— begin Supplied information —
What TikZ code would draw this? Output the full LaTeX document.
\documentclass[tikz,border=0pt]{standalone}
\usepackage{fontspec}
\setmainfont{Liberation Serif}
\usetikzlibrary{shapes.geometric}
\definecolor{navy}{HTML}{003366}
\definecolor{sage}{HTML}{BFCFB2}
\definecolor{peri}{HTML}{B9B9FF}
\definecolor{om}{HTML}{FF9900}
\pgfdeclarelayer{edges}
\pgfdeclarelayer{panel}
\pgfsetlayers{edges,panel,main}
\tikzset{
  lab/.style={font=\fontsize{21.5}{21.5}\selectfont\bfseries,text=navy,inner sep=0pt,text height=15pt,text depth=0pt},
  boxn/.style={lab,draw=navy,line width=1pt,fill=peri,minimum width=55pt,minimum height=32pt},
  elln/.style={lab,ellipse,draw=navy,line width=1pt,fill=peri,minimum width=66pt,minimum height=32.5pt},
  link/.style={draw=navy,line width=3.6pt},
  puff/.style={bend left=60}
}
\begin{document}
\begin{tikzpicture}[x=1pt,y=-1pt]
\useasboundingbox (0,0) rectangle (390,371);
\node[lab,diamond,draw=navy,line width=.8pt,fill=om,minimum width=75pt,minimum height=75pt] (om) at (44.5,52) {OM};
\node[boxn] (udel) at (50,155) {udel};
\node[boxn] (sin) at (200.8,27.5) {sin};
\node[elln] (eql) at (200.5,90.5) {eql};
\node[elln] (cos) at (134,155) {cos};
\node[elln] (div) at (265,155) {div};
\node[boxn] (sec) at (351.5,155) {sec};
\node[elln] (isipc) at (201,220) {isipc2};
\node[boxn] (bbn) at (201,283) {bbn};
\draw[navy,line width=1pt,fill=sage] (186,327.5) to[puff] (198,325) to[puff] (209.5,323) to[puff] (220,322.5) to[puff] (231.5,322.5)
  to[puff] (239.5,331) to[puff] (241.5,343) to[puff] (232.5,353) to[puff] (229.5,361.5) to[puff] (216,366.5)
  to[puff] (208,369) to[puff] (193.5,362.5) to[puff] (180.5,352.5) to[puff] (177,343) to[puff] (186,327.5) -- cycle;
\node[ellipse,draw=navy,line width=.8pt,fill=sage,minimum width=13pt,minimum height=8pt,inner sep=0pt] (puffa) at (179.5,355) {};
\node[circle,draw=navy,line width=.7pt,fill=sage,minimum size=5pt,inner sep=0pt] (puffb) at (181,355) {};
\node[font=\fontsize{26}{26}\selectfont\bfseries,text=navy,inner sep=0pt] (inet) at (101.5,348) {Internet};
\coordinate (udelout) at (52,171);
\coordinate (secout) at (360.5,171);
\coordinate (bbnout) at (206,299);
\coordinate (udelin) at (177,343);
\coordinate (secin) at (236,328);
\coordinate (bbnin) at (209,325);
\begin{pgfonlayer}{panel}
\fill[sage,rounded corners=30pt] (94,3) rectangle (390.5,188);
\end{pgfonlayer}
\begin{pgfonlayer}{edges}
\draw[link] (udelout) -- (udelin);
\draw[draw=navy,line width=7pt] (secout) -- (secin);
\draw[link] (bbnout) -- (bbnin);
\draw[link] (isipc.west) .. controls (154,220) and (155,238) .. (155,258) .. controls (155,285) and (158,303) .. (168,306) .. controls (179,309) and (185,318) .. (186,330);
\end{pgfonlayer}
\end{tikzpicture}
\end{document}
— end Supplied information —
■ Task instructions: Copy every line in the listing above where the string "draw" turns up.

■ Solution for this problem:
What TikZ code would draw this? Output the full LaTeX document.
  boxn/.style={lab,draw=navy,line width=1pt,fill=peri,minimum width=55pt,minimum height=32pt},
  elln/.style={lab,ellipse,draw=navy,line width=1pt,fill=peri,minimum width=66pt,minimum height=32.5pt},
  link/.style={draw=navy,line width=3.6pt},
\node[lab,diamond,draw=navy,line width=.8pt,fill=om,minimum width=75pt,minimum height=75pt] (om) at (44.5,52) {OM};
\draw[navy,line width=1pt,fill=sage] (186,327.5) to[puff] (198,325) to[puff] (209.5,323) to[puff] (220,322.5) to[puff] (231.5,322.5)
\node[ellipse,draw=navy,line width=.8pt,fill=sage,minimum width=13pt,minimum height=8pt,inner sep=0pt] (puffa) at (179.5,355) {};
\node[circle,draw=navy,line width=.7pt,fill=sage,minimum size=5pt,inner sep=0pt] (puffb) at (181,355) {};
\draw[link] (udelout) -- (udelin);
\draw[draw=navy,line width=7pt] (secout) -- (secin);
\draw[link] (bbnout) -- (bbnin);
\draw[link] (isipc.west) .. controls (154,220) and (155,238) .. (155,258) .. controls (155,285) and (158,303) .. (168,306) .. controls (179,309) and (185,318) .. (186,330);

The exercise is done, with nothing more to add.